Post  bullfrogbabe on 1/25/2011, 11:50 pm

Hi Blackrose and Everyone!

Still lots of snow here and very cold (-32 C and dropping). Can't wait to get things growing here shortly (March for me).

How is your Thyme growing Blackrose? I had tough time with mine last year; like yours it germinated very quickly but would then damp off and die within a few days unless I let it dry out.

I was lucky to get 2 single plants after multiple attempts but then it was August and my growing season was over late September. My herb boxes were too big to bring into the house so we'll see if they overwinter. Thyme is a perennial, right? Most of the other herbs I planted grew pretty nice, but most were annuals, except chives and thyme, so I'll have to start the rest from seed again. To bad I didn't take any pictures of them. They are covered in snow right now but I can see the dill stalks / seed heads sticking out of the snow.

I transplanted my rosemary into a pot (it was in one of my 4x4 SFG boxes) and brought it in for the winter. It survived but is a bit spindly, and I find Mels mix dries very quickly in the house. I am probably not watering it quite enough and there is very short amount of sun.

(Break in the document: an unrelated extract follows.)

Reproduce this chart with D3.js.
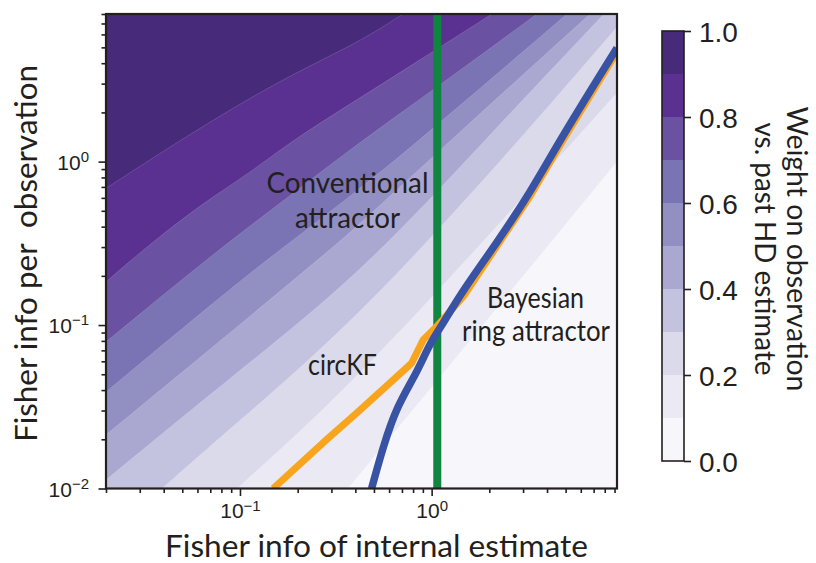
<!DOCTYPE html>
<html>
<head>
<meta charset="utf-8">
<script src="https://cdn.jsdelivr.net/npm/d3@7"></script>
<style>
  html, body { margin: 0; padding: 0; background: #ffffff; }
  svg { display: block; }
  text { fill: #231f20; }
</style>
</head>
<body>
<svg id="chart" width="816" height="563"></svg>
<script>
// ---- data -------------------------------------------------------------
// Axis extents (Fisher information, log scales)
const xDomain = [0.02, 9.27];   // Fisher info of internal estimate
const yDomain = [0.01, 8];      // Fisher info per observation

// Weight contour levels and band colours (lowest band first)
const levels = [0.1, 0.2, 0.3, 0.4, 0.5, 0.6, 0.7, 0.8, 0.9];
const bandColors = ["#f7f6fa", "#ebe9f3", "#dadaeb", "#c4c3df", "#aaa8d0",
                    "#928fc2", "#7a73b4", "#6a51a2", "#5a3190", "#472a7a"];

// Iso-weight boundaries: [internal Fisher info, observation Fisher info]
const w10 = [[0.366, 0.01], [1.786, 0.0948], [9.27, 1.0]];
const w20 = [[0.0965, 0.01], [0.2947, 0.0325], [0.98, 0.1426], [3.257, 0.671], [9.27, 2.632]];
const w30 = [[0.0392, 0.01], [0.0887, 0.0232], [0.4226, 0.1122], [2.888, 1.357], [9.27, 6.67]];
const w40 = [[0.02, 0.0113], [0.0887, 0.0475], [0.4226, 0.2028], [1.897, 1.357], [7.92, 8]];
const w50 = [[0.02, 0.0213], [0.0887, 0.0896], [0.2947, 0.2884], [0.4226, 0.4159], [1.261, 1.357], [6.70, 8]];
const w60 = [[0.02, 0.039], [0.0887, 0.1665], [0.1617, 0.2884], [0.4226, 0.681], [0.869, 1.357], [5.08, 8]];
const w70 = [[0.02, 0.0789], [0.0768, 0.2884], [0.1823, 0.617], [0.4226, 1.32], [1.246, 3.25], [3.542, 8]];
const w80 = [[0.02, 0.1837], [0.0312, 0.2884], [0.0618, 0.5434], [0.1128, 0.853], [0.189, 1.357],
             [0.4226, 2.453], [0.869, 4.19], [2.063, 8]];
const w90 = [[0.02, 0.686], [0.0548, 1.477], [0.1617, 3.16], [0.4226, 5.40], [0.708, 8]];

// Model curves
const circKF = [[0.149, 0.01], [0.283, 0.0199], [0.406, 0.0289], [0.631, 0.0462], [0.786, 0.0585],
                [0.904, 0.0812], [1.062, 0.0979], [1.461, 0.149], [2.183, 0.302], [3.257, 0.611],
                [4.859, 1.357], [9.27, 4.70]];
const bayesRing = [[0.486, 0.01], [0.559, 0.0181], [0.657, 0.0317], [0.835, 0.0508], [0.980, 0.0775],
                   [1.150, 0.1027], [1.461, 0.164], [2.183, 0.317], [3.257, 0.641], [4.67, 1.357],
                   [9.27, 4.96]];
const internalInfoMarker = 1.07;

// Ticks
const xTicks = [0.1, 1];
const xTickLabels = [["10", "\u22121"], ["10", "0"]];
const xMinor = [0.02, 0.03, 0.04, 0.05, 0.06, 0.07, 0.08, 0.09,
                0.2, 0.3, 0.4, 0.5, 0.6, 0.7, 0.8, 0.9, 2, 3, 4, 5, 6, 7, 8, 9];
const yTicks = [0.01, 0.1, 1];
const yTickLabels = [["10", "\u22122"], ["10", "\u22121"], ["10", "0"]];
const yMinor = [0.02, 0.03, 0.04, 0.05, 0.06, 0.07, 0.08, 0.09,
                0.2, 0.3, 0.4, 0.5, 0.6, 0.7, 0.8, 0.9, 2, 3, 4, 5, 6, 7, 8];
const cbTicks = [0, 0.2, 0.4, 0.6, 0.8, 1.0];

// ---- layout -----------------------------------------------------------
const ink = "#231f20";
const textFont = "Lato, 'Open Sans', sans-serif";
const numFont = "'Liberation Sans', Arial, Helvetica, sans-serif";
const plot = { left: 106, right: 617, top: 14, bottom: 488.5 };
const cb = { left: 662, right: 684, top: 31, bottom: 461 };

const svg = d3.select("#chart");
const x = d3.scaleLog().domain(xDomain).range([plot.left, plot.right]);
const y = d3.scaleLog().domain(yDomain).range([plot.bottom, plot.top]);

svg.append("defs").append("clipPath").attr("id", "plotClip")
  .append("rect")
  .attr("x", plot.left).attr("y", plot.top)
  .attr("width", plot.right - plot.left).attr("height", plot.bottom - plot.top);

const gPlot = svg.append("g").attr("clip-path", "url(#plotClip)");

// ---- filled contour bands --------------------------------------------
gPlot.append("rect")
  .attr("x", plot.left).attr("y", plot.top)
  .attr("width", plot.right - plot.left).attr("height", plot.bottom - plot.top)
  .attr("fill", bandColors[0]);

const boundaries = [w10, w20, w30, w40, w50, w60, w70, w80, w90];
const edgeLine = d3.line().x(d => x(d[0])).y(d => y(d[1])).curve(d3.curveBasis);
const corners = [[xDomain[1], yDomain[1]], [xDomain[0], yDomain[1]], [xDomain[0], yDomain[0]]];

boundaries.forEach((b, i) => {
  // region with weight above this level lies up and to the left of the boundary
  const d = edgeLine(b) + corners.map(c => `L${x(c[0])},${y(c[1])}`).join("") + "Z";
  gPlot.append("path").attr("d", d).attr("fill", bandColors[i + 1])
    .attr("data-level", levels[i]);
});
boundaries.forEach(b => {
  gPlot.append("path").attr("d", edgeLine(b)).attr("fill", "none")
    .attr("stroke", "#ffffff").attr("stroke-opacity", 0.25).attr("stroke-width", 0.6);
});

// ---- marker and model curves -----------------------------------------
gPlot.append("line")
  .attr("x1", x(internalInfoMarker)).attr("x2", x(internalInfoMarker))
  .attr("y1", y(yDomain[0])).attr("y2", y(yDomain[1]))
  .attr("stroke", "#0f8540").attr("stroke-width", 8);

const kfLine = d3.line().x(d => x(d[0])).y(d => y(d[1]));
const ringLine = d3.line().x(d => x(d[0])).y(d => y(d[1])).curve(d3.curveBasis);
gPlot.append("path").datum(circKF).attr("d", kfLine)
  .attr("fill", "none").attr("stroke", "#f8a51d").attr("stroke-width", 7)
  .attr("stroke-linejoin", "round");
gPlot.append("path").datum(bayesRing).attr("d", ringLine)
  .attr("fill", "none").attr("stroke", "#3953a4").attr("stroke-width", 7.5)
  .attr("stroke-linejoin", "round");

// ---- in-plot labels ---------------------------------------------------
function label(txt, cx, base, len) {
  svg.append("text").attr("x", cx).attr("y", base)
    .attr("text-anchor", "middle").attr("font-family", textFont).attr("font-size", 28)
    .attr("textLength", len).attr("lengthAdjust", "spacingAndGlyphs")
    .text(txt);
}
label("Conventional", 347.5, 193, 162);
label("attractor", 347.5, 228, 105);
label("circKF", 342.5, 375, 69);
label("Bayesian", 535.5, 308, 97);
label("ring attractor", 536, 341, 148);

// ---- axes -------------------------------------------------------------
function styleAxis(g) {
  g.select(".domain").remove();
  g.selectAll(".tick line").attr("stroke", ink).attr("stroke-width", 1.6);
  g.selectAll(".tick text").remove();
}

const gxMinor = svg.append("g").attr("transform", `translate(0,${plot.bottom})`)
  .call(d3.axisBottom(x).tickValues(xMinor).tickSize(4.5).tickFormat(() => ""));
styleAxis(gxMinor);
const gx = svg.append("g").attr("transform", `translate(0,${plot.bottom})`)
  .call(d3.axisBottom(x).tickValues(xTicks).tickSize(7.5).tickFormat(() => ""));
styleAxis(gx);
gx.selectAll(".tick").each(function (d, i) {
  const t = d3.select(this).append("text")
    .attr("y", 29).attr("text-anchor", "middle")
    .attr("font-family", numFont).attr("font-size", 21).attr("fill", ink);
  t.append("tspan").text(xTickLabels[i][0]);
  t.append("tspan").attr("dy", -7).attr("font-size", 15).text(xTickLabels[i][1]);
});

const gyMinor = svg.append("g").attr("transform", `translate(${plot.left},0)`)
  .call(d3.axisLeft(y).tickValues(yMinor).tickSize(4.5).tickFormat(() => ""));
styleAxis(gyMinor);
const gy = svg.append("g").attr("transform", `translate(${plot.left},0)`)
  .call(d3.axisLeft(y).tickValues(yTicks).tickSize(7.5).tickFormat(() => ""));
styleAxis(gy);
gy.selectAll(".tick").each(function (d, i) {
  const t = d3.select(this).append("text")
    .attr("x", -17).attr("y", 7.5).attr("text-anchor", "end")
    .attr("font-family", numFont).attr("font-size", 21).attr("fill", ink);
  t.append("tspan").text(yTickLabels[i][0]);
  t.append("tspan").attr("dy", -8).attr("font-size", 15).text(yTickLabels[i][1]);
});

// plot frame
svg.append("rect")
  .attr("x", plot.left).attr("y", plot.top)
  .attr("width", plot.right - plot.left).attr("height", plot.bottom - plot.top)
  .attr("fill", "none").attr("stroke", ink).attr("stroke-width", 2.2);

// axis titles
svg.append("text").attr("x", 165).attr("y", 556.5)
  .attr("font-family", textFont).attr("font-size", 30)
  .attr("textLength", 423).attr("lengthAdjust", "spacingAndGlyphs")
  .text("Fisher info of internal estimate");
svg.append("text").attr("transform", "translate(37,442) rotate(-90)")
  .attr("font-family", textFont).attr("font-size", 30)
  .attr("textLength", 377).attr("lengthAdjust", "spacingAndGlyphs")
  .style("white-space", "pre")
  .text("Fisher info per  observation");

// ---- colour bar -------------------------------------------------------
const cbScale = d3.scaleLinear().domain([0, 1]).range([cb.bottom, cb.top]);
const cbEdges = [0].concat(levels, [1]);
svg.append("g").selectAll("rect").data(bandColors).join("rect")
  .attr("x", cb.left).attr("width", cb.right - cb.left)
  .attr("y", (c, i) => cbScale(cbEdges[i + 1]))
  .attr("height", (c, i) => cbScale(cbEdges[i]) - cbScale(cbEdges[i + 1]))
  .attr("fill", c => c);
svg.append("rect")
  .attr("x", cb.left).attr("y", cb.top)
  .attr("width", cb.right - cb.left).attr("height", cb.bottom - cb.top)
  .attr("fill", "none").attr("stroke", ink).attr("stroke-width", 1.6);

const gcb = svg.append("g").attr("transform", `translate(${cb.right},0)`)
  .call(d3.axisRight(cbScale).tickValues(cbTicks).tickSize(7).tickPadding(8)
    .tickFormat(d3.format(".1f")));
gcb.select(".domain").remove();
gcb.selectAll(".tick line").attr("stroke", ink).attr("stroke-width", 1.6);
gcb.selectAll(".tick text")
  .attr("font-family", numFont).attr("font-size", 28).attr("fill", ink)
  .attr("dy", null).attr("y", 10);

svg.append("text").attr("transform", "translate(787,249) rotate(90)")
  .attr("text-anchor", "middle").attr("font-family", textFont).attr("font-size", 29)
  .attr("textLength", 285).attr("lengthAdjust", "spacingAndGlyphs")
  .text("Weight on observation");
svg.append("text").attr("transform", "translate(755,249) rotate(90)")
  .attr("text-anchor", "middle").attr("font-family", textFont).attr("font-size", 29)
  .attr("textLength", 253).attr("lengthAdjust", "spacingAndGlyphs")
  .text("vs. past HD estimate");
</script>
</body>
</html>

I like the soil cubers posted, they look pretty slick. I may have to try the mini ones. I have been saving L and XL Tim Horton's cups again for holding the larger transplants. They worked really well for my tomatoes last year. Can place the seedling down low inside cup once started and fill soil up around the stem as it grows up out of the cup. Just peeled the paper cup off and planted them after frost. The cups stand up really well with the taller plants.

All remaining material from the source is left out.